With the other track in this episode, the focus on events on Trantor after two months since the attack are grim. The Empire has not found who is responsible as the representatives of the two sides deny it while the evidence is mixed on it. The main focus is on Brother Day here as he knows that a firm hand is needed but he’s dealing with educating Brother Dawn on the right path and seeing that Brother Dusk is starting to falter in a number of ways, though some of it is just a forced interpretation on Day’s part in order to achieve his goals. Dusk is dealing with the weight of a lifetime in this position and is opting for a sense of grace from the Empire, but Day is clear in that with hundreds of millions deal and a massive sprawling scar visible on Trantor, a response is needed. I really liked Pace’s performance as Day throughout this but Terrence Mann as Dusk delivers a really haunting old Emperor who is coping with the guilt and knowledge of the past combined with overseeing a chunk of the period that is seemingly leading to the fall of the Empire.

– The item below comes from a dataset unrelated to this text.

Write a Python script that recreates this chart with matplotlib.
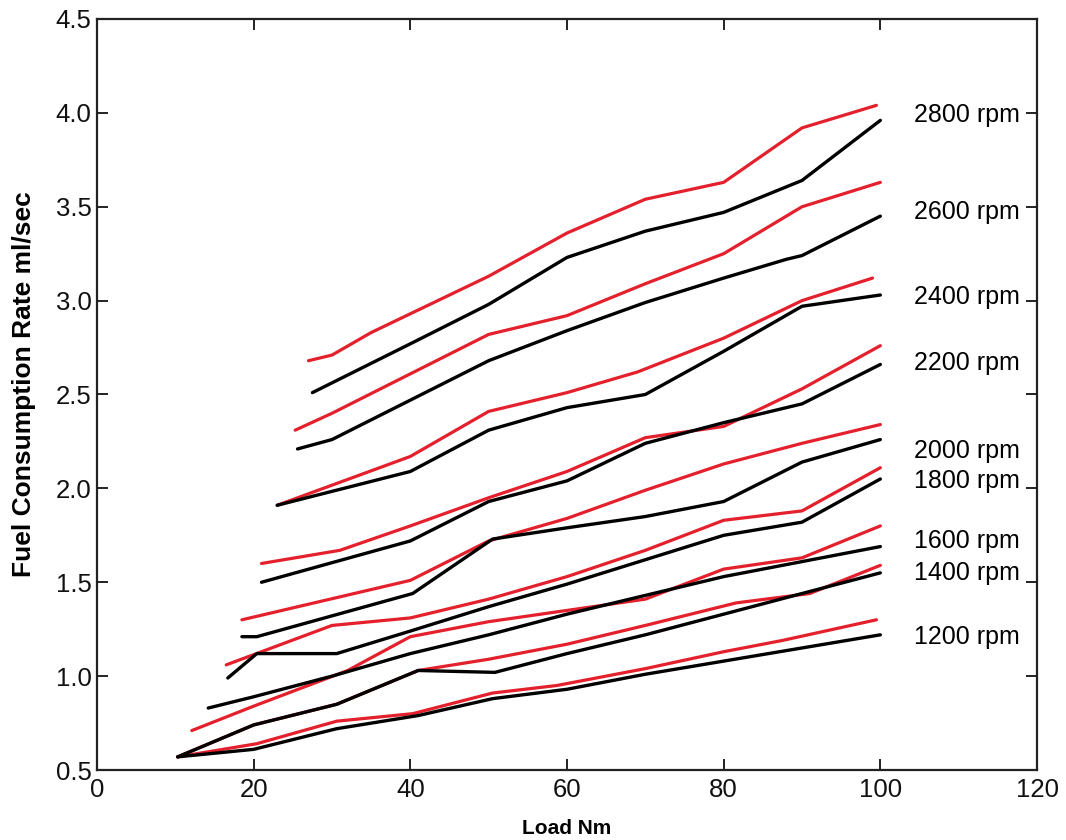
import matplotlib
matplotlib.use("Agg")
import matplotlib.pyplot as plt
import numpy as np

plt.rcParams['font.family'] = ['Liberation Sans', 'DejaVu Sans']

# ---- data (Load Nm, Fuel Consumption Rate ml/sec) ----
rpm_labels = ["2800 rpm", "2600 rpm", "2400 rpm", "2200 rpm", "2000 rpm",
              "1800 rpm", "1600 rpm", "1400 rpm", "1200 rpm"]

red_1200_x = [10.3, 20.4, 30.6, 40.3, 50.5, 58.7, 70, 80, 87.5, 99.5]
red_1200_y = [0.57, 0.64, 0.76, 0.80, 0.91, 0.95, 1.04, 1.13, 1.19, 1.30]
black_1200_x = [10.3, 20, 30.6, 41, 50.5, 60, 70, 80, 90, 100]
black_1200_y = [0.57, 0.61, 0.72, 0.79, 0.88, 0.93, 1.01, 1.08, 1.15, 1.22]

red_1400_x = [10.3, 20, 30.6, 41, 50, 60, 70, 81.6, 91, 100]
red_1400_y = [0.57, 0.74, 0.85, 1.03, 1.09, 1.17, 1.27, 1.39, 1.44, 1.59]
black_1400_x = [10.3, 20, 30.6, 41, 50.8, 60, 70, 80, 90, 100]
black_1400_y = [0.57, 0.74, 0.85, 1.03, 1.02, 1.12, 1.22, 1.33, 1.44, 1.55]

red_1600_x = [12.1, 20, 32, 40, 50, 60, 70, 80, 90, 100]
red_1600_y = [0.71, 0.84, 1.03, 1.21, 1.29, 1.35, 1.41, 1.57, 1.63, 1.80]
black_1600_x = [14.2, 20, 30, 40, 50, 60, 70, 80, 90, 100]
black_1600_y = [0.83, 0.89, 1.00, 1.12, 1.22, 1.33, 1.43, 1.53, 1.61, 1.69]

red_1800_x = [16.5, 30, 40, 50, 60, 70, 80, 90, 100]
red_1800_y = [1.06, 1.27, 1.31, 1.41, 1.53, 1.67, 1.83, 1.88, 2.11]
black_1800_x = [16.7, 20.4, 30.6, 40, 50, 60, 70, 80, 90, 100]
black_1800_y = [0.99, 1.12, 1.12, 1.24, 1.37, 1.49, 1.62, 1.75, 1.82, 2.05]

red_2000_x = [18.5, 40, 50, 60, 70, 80, 90, 100]
red_2000_y = [1.30, 1.51, 1.72, 1.84, 1.99, 2.13, 2.24, 2.34]
black_2000_x = [18.5, 20.4, 40.3, 50.5, 60, 70, 80, 90, 100]
black_2000_y = [1.21, 1.21, 1.44, 1.73, 1.79, 1.85, 1.93, 2.14, 2.26]

red_2200_x = [21, 31, 40, 50, 60, 70, 80, 90, 100]
red_2200_y = [1.60, 1.67, 1.80, 1.95, 2.09, 2.27, 2.33, 2.53, 2.76]
black_2200_x = [21, 40, 50, 60, 70, 80, 90, 100]
black_2200_y = [1.50, 1.72, 1.93, 2.04, 2.24, 2.35, 2.45, 2.66]

red_2400_x = [23, 40, 50, 60, 69, 80, 90, 99]
red_2400_y = [1.91, 2.17, 2.41, 2.51, 2.62, 2.80, 3.00, 3.12]
black_2400_x = [23, 40, 50, 60, 70, 80, 90, 100]
black_2400_y = [1.91, 2.09, 2.31, 2.43, 2.50, 2.73, 2.97, 3.03]

red_2600_x = [25.3, 30, 40, 50, 60, 70, 80, 90, 100]
red_2600_y = [2.31, 2.40, 2.61, 2.82, 2.92, 3.09, 3.25, 3.50, 3.63]
black_2600_x = [25.6, 30, 40, 50, 60, 70, 80, 88, 90, 100]
black_2600_y = [2.21, 2.26, 2.47, 2.68, 2.84, 2.99, 3.12, 3.22, 3.24, 3.45]

red_2800_x = [27, 30, 35, 40, 50, 60, 70, 80, 90, 99.5]
red_2800_y = [2.68, 2.71, 2.83, 2.93, 3.13, 3.36, 3.54, 3.63, 3.92, 4.04]
black_2800_x = [27.5, 40, 50, 60, 70, 80, 90, 100]
black_2800_y = [2.51, 2.77, 2.98, 3.23, 3.37, 3.47, 3.64, 3.96]

x_ticks = [0, 20, 40, 60, 80, 100, 120]
y_ticks = [0.5, 1.0, 1.5, 2.0, 2.5, 3.0, 3.5, 4.0, 4.5]

red_series = [(red_1200_x, red_1200_y), (red_1400_x, red_1400_y),
              (red_1600_x, red_1600_y), (red_1800_x, red_1800_y),
              (red_2000_x, red_2000_y), (red_2200_x, red_2200_y),
              (red_2400_x, red_2400_y), (red_2600_x, red_2600_y),
              (red_2800_x, red_2800_y)]
black_series = [(black_1200_x, black_1200_y), (black_1400_x, black_1400_y),
                (black_1600_x, black_1600_y), (black_1800_x, black_1800_y),
                (black_2000_x, black_2000_y), (black_2200_x, black_2200_y),
                (black_2400_x, black_2400_y), (black_2600_x, black_2600_y),
                (black_2800_x, black_2800_y)]

# ---- figure ----
W, H = 1066, 840
fig = plt.figure(figsize=(W / 100, H / 100), dpi=100)
ax = fig.add_axes([97 / W, 70 / H, 940 / W, 751 / H])

RED = '#e3202c'
for xs, ys in red_series:
    ax.plot(xs, ys, color=RED, lw=2.3, solid_capstyle='round', solid_joinstyle='round', zorder=2)
for xs, ys in black_series:
    ax.plot(xs, ys, color='black', lw=2.4, solid_capstyle='round', solid_joinstyle='round', zorder=3)

ax.set_xlim(0, 120)
ax.set_ylim(0.5, 4.5)
ax.set_xticks(x_ticks)
ax.set_xticklabels([str(v) for v in x_ticks])
ax.set_yticks(y_ticks)
ax.set_yticklabels([f"{v:.1f}" for v in y_ticks])
ax.tick_params(axis='both', direction='in', length=8, width=1.3,
               top=True, right=True, labelsize=18.5, colors='#111111')
ax.tick_params(axis='x', pad=6)
ax.tick_params(axis='y', pad=4)
for sp in ax.spines.values():
    sp.set_linewidth(1.6)
    sp.set_color('#222222')

# rpm labels at the right
label_y = [3.99, 3.47, 3.02, 2.67, 2.20, 2.04, 1.72, 1.55, 1.21]
for txt, yv in zip(rpm_labels, label_y):
    ax.text(104.3, yv, txt, ha='left', va='center', fontsize=18, color='black')

fig.text(567 / W, 1 - 828 / H, "Load Nm", ha='center', va='center',
         fontsize=15, fontweight='bold')
fig.text(24 / W, 1 - 384 / H, "Fuel Consumption Rate ml/sec", ha='center',
         va='center', rotation=90, fontsize=19, fontweight='bold')

fig.savefig("out.png", dpi=100, facecolor='white')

There are a lot of good moments with Day and Dusk across this, including the public executions to help keep the public in line and focused, but I was really keyed into what Brother Dawn was like throughout it. His responses were normal, and being involved in the executions even just a witness has him asking the right questions. But we see here that he spends a lot of time with Demerzel as she helps with his education. During one of Dusk’s expeditions she ends up hurt and it’s at this point that we see that they are working with the combined larger universe here, though no names are said. It appears that the Emperors here know what Demerzel is as well as Dawn watches as she peels away the skins and repairs herself, and uses the time to talk about how she’s helped him and his predecessors for a very long time. While I’m still pushing for a Caves of Steel series or film, getting this potential introduction here just made me giddy beyond words.

In Summary:
Foundation is hitting a lot of strong marks for me and delivering some gorgeous work with the set design, costume work, and the performances themselves. While the original work inspired a huge amount of science fiction that followed, what we get here feels fresh and new, operating with grandeur and scale that most other properties are afraid to really engage with. And that helps to take it to a whole other level. At the same time, it spends a lot of time at the smaller and more personal level with the characters as they navigate these tumultuous times where everything they know has been upended. The first episode set the table perfectly and this one builds upon it just right, leaving me very excited for the next course.